Megaprojects appeal to policymakers consistently for a quadriga of reasons set forth by Flyvbjerg, all rooted in ambition and yearn for a legacy: their technological, political, economic and aesthetic dimension.  A seldom mentioned reason should be added: megaprojects mean mega-budgets and present unique opportunities for credible justification of elevated cost due to unforeseen and quasi-unique challenges: where challenges of coordination and integration run high, it is almost impossible to lay blame for relatively minor deviations from planning. But if Roland Berger arrives at an average of 55 percent in cost overruns, it shows a very similar effect to the one I hold ultimately responsible for the 2007-2008 financial crisis: too many, virtually everyone, tried to pass off 98-99 percent compliance as 100 percent. This has a way off adding up to a meltdown, or to extreme leverage in the compilation of adverse effects. I am also inclined to believe that the average of 55 percent deviation is very generously calculated, or by inclusion of many projects in the sample that present fewer opportunities for it.
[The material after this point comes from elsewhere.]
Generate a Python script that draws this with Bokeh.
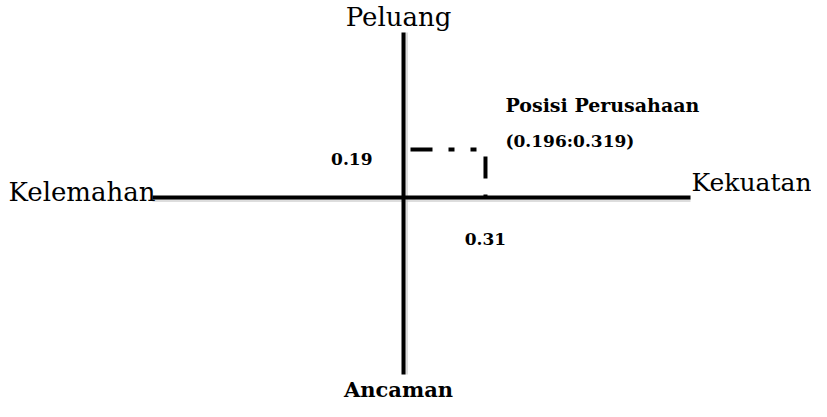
from bokeh.plotting import figure
from bokeh.models import Range1d
from bokeh.core.properties import value
from bokeh.embed import file_html
from bokeh.resources import INLINE

# ---- data ----
axis_labels = ["Peluang", "Kekuatan", "Ancaman", "Kelemahan"]
position_x = 0.319   # strength (Kekuatan) score
position_y = 0.196   # opportunity (Peluang) score
tick_x_label = "0.31"
tick_y_label = "0.19"
position_title = "Posisi Perusahaan"
position_label = "(0.196:0.319)"

# ---- layout (pixel scale of the quadrant) ----
W, H = 811, 401
ox, oy = 403, 197          # origin in figure pixels
sx, sy = 257.0, 245.0      # pixels per unit

def ux(px):
    return (px - ox) / sx

def uy(py):
    return (oy - py) / sy

p = figure(width=W, height=H, output_backend="svg", toolbar_location=None,
           x_range=Range1d(ux(0), ux(W)), y_range=Range1d(uy(H), uy(0)),
           min_border=0, min_border_left=0, min_border_right=0,
           min_border_top=0, min_border_bottom=0)
p.axis.visible = False
p.grid.visible = False
p.outline_line_color = None
p.background_fill_color = "white"
p.border_fill_color = "white"

x_left, x_right = ux(152), ux(690)
y_top, y_bot = uy(32), uy(374)

# subtle shadow
p.line([x_left, x_right], [uy(oy + 3), uy(oy + 3)], line_color="#bbbbbb", line_width=3, line_alpha=0.5)
p.line([ux(ox + 3), ux(ox + 3)], [y_top, y_bot], line_color="#bbbbbb", line_width=3, line_alpha=0.5)

# main cross
p.line([x_left, x_right], [0, 0], line_color="black", line_width=4)
p.line([0, 0], [y_top, y_bot], line_color="black", line_width=4)

# dashed guide to company position
p.line([ux(ox + 7), position_x, position_x], [position_y, position_y, 0],
       line_color="black", line_width=4, line_dash="22 16 6 16 6 16")

serif = value("DejaVu Serif")

def label(x, base_px, txt, size, align, bold=False):
    # base_px: desired baseline in figure pixels; text is placed by its middle
    mid_px = base_px - 0.35 * size
    p.text(x=[x], y=[uy(mid_px)], text=[txt], text_font=serif,
           text_font_size=f"{size}px",
           text_font_style="bold" if bold else "normal", text_align=align,
           text_baseline="middle", text_color="black")

lbl_peluang, lbl_kekuatan, lbl_ancaman, lbl_kelemahan = axis_labels
label(ux(398), 26, lbl_peluang, 26, "center")
label(ux(691), 191, lbl_kekuatan, 25, "left")
label(ux(155), 201, lbl_kelemahan, 26, "right")
label(ux(398), 396, lbl_ancaman, 21, "center", bold=True)

# tick values
label(ux(372), 164, tick_y_label, 17, "right", bold=True)
label(position_x, 244, tick_x_label, 17, "center", bold=True)

# position annotation
label(ux(505), 111, position_title, 19, "left", bold=True)
label(ux(505), 146, position_label, 17, "left", bold=True)

open("out.html", "w").write(file_html(p, INLINE))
There are simply too many megaprojects in the 200 percent overrun range to support a less than absolutely shocking figure.
 
Interestingly, less than a decade following overrun disasters, the mere fact of each project’s completion and the pride and identification it entails furnish proof of Sir Frederick Henry Royce’s adage: “The quality will remain long after the price is forgotten.” In a way, megaprojects are the Rolls Royce of legacy and pride – for all categories of stakeholders. Secure knowledge of the fait accompli of this investment and its consequences is the reason why so many get safely away with so much. It is not a sign of personal failure or wrongdoing so much as it is indicative of systemic flaws and the absence of genuine system auditing and adjudication.